Sokaklarda çarşaflı ananın yanında gezen dekolte kızları hiç gören yok bu yorumları yapanlardan. Çarşaf, en mutaassıp ailenin fikrinin sokağa yansımasıdır. Bu tutumda olan aielerin kızları dahi dekolte veya başı açık dolanabiliyorsa analarının ve babalarının yanında, öne sürülen toplumsal baskı tezini çürüten en makul delildir. Demek ki o toplumsal baskıyı ortaya çıkaracak aile otoritesi dahi tarumar olmuştur bu devirde. Öyle fildişi kuleden tez sallamakla topluma bir fayda sağlanmaz aydın efendiler.
Şimdi bu iki ucu boklu değeneği kim nasıl tutup da yaslanacak büyük merak içerisindeyim. İktidar talip oldu ama seçimlerin ardından yüzde 47 oy alan iktidar partisine, "halkın darbesi" manşetleriyle destek veren yalaka aydın(!) medyamız sağolsun "darbe isteriz de darbe" diye yırtınarak vazgeçirmeye çalışıyorlar şimdi.
E hocam! Milli görüş ne diyor bu konuda, var mı bu çıkmazdan kurtulmanın bir yolu?
Bence var ama onun için de yaklaşık 72 milyonluk Türk halkına güvenmek gerek!

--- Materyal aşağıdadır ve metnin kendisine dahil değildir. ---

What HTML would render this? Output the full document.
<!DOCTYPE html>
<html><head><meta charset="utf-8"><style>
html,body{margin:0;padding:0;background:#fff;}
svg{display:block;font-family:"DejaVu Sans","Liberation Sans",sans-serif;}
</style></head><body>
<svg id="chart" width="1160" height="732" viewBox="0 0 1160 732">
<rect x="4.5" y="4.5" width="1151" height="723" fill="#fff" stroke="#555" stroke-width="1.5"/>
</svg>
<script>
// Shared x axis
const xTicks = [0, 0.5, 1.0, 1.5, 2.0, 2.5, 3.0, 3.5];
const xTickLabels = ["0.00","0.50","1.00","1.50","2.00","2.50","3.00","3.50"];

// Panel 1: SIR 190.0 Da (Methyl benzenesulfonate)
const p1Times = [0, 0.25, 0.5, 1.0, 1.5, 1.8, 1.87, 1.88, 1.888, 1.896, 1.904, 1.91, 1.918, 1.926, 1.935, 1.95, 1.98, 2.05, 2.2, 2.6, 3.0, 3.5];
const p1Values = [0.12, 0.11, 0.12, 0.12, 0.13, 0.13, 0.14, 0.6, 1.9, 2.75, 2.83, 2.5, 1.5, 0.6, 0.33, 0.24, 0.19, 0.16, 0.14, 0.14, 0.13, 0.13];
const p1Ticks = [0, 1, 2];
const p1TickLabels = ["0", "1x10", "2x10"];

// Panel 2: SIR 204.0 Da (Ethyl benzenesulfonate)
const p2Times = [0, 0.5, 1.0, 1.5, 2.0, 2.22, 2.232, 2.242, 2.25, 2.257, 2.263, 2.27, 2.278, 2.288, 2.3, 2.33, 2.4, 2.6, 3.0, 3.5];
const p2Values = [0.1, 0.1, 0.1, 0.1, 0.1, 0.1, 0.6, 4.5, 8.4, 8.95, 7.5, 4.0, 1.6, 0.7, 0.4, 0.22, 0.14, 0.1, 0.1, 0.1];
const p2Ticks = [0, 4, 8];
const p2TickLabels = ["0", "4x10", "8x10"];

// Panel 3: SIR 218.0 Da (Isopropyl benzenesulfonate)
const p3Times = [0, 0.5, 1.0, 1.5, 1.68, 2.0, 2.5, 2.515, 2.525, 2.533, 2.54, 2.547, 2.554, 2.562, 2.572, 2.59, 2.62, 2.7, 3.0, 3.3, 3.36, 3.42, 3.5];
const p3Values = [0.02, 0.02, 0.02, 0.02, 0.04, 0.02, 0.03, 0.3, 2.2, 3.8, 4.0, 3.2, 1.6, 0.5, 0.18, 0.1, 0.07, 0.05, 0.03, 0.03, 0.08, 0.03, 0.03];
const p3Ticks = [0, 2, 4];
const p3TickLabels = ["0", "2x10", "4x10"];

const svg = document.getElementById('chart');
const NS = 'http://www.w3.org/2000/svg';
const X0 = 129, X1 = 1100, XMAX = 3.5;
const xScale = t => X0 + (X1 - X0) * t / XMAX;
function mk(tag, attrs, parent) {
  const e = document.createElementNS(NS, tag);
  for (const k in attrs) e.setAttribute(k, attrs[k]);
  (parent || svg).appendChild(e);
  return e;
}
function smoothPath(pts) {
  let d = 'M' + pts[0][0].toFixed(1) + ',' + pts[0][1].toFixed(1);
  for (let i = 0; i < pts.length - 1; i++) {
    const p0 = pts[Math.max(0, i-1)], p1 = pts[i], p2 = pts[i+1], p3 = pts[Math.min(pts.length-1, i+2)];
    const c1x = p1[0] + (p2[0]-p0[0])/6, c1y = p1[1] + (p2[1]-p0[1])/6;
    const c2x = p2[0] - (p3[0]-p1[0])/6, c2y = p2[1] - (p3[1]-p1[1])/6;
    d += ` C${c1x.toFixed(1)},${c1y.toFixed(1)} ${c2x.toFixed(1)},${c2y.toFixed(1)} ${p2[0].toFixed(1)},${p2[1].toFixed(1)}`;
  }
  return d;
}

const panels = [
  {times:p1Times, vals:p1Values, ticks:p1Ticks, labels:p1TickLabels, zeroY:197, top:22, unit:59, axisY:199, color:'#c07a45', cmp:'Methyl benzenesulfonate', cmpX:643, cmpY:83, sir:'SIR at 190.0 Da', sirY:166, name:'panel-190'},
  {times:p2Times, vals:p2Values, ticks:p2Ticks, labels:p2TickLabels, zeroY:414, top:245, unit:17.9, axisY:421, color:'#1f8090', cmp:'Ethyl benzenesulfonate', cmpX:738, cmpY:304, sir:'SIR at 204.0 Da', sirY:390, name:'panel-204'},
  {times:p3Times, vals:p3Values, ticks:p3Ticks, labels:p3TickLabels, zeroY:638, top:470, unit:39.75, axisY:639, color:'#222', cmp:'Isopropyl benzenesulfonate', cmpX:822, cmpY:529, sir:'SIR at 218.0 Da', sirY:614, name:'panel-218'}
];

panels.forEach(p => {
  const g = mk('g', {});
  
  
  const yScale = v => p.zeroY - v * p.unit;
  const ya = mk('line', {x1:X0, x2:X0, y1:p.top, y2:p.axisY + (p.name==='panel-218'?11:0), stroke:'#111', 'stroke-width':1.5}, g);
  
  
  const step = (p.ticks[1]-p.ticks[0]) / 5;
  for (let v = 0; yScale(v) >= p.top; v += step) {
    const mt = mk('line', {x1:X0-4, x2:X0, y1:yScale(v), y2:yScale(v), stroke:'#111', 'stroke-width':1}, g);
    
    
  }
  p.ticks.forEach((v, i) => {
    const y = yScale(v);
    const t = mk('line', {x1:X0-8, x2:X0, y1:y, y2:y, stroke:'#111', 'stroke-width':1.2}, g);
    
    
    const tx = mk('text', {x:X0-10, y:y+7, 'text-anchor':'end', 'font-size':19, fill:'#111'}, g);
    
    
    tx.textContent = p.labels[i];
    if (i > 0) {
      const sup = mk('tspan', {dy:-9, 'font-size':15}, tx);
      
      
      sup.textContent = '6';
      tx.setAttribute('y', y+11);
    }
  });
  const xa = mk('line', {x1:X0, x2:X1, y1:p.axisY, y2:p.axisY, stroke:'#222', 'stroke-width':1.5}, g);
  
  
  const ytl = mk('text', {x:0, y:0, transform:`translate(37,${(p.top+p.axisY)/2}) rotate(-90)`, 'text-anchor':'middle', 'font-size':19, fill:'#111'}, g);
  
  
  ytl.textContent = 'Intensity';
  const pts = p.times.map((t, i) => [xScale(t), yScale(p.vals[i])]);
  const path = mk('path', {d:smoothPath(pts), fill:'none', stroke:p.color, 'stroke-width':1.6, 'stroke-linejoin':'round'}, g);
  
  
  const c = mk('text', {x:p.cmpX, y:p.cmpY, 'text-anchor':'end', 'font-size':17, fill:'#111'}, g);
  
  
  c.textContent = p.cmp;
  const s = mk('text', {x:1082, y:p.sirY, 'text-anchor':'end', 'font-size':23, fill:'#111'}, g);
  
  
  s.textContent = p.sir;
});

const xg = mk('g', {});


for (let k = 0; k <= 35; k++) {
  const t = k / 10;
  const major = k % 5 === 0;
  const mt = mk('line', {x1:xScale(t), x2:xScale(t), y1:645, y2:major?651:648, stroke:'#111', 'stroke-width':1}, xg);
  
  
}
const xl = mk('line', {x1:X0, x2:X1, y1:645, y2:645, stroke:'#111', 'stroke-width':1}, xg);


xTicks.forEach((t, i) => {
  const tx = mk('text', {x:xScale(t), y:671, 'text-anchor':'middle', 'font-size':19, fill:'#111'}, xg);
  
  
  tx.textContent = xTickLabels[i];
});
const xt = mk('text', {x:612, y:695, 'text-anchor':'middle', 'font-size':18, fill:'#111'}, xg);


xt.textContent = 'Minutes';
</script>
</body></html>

Mustafa Kemal bu güveni mandacı İstanbul hükümeti ve halifeye karşı göstermişti zamanında on iki milyonluk anadolu halkına.
Şimdi sıra sizde!
Bi düşünsenize türbanlı okullara almadılar. Bu ne demek? bir insan şortla sokağa çıkmaya alışmadıktan sonra belli yaştan sonra sokağa şortla çıkabilir mi? ailesinden çarşaflı değil modern örtünme yaptıysa yıllardan beri üniversite yıllarında çıkarabilir mi? Müslümanmısın diye sorduklarında elhamdüllilah müslümanım diyorlar sonra türbanlı okula sokmuyorlar. türbanın takılması büyük küçük herkesin camiye gitmesi (zorlanma olmadan)ne neden engel olmuyorsunuz neden darbe yapılmıyor o zaman...Camiye gidenleride engelleyin müslüman ülkesi değilse. Türbanlı kişilerin evlatları askerde şehit düşüyor neden bunun ailesi türbanlı denmiyor...Sizi korkutan bayanların başlarındaki bez parçası mı? Size zorla başınızı örtün diyen mi var?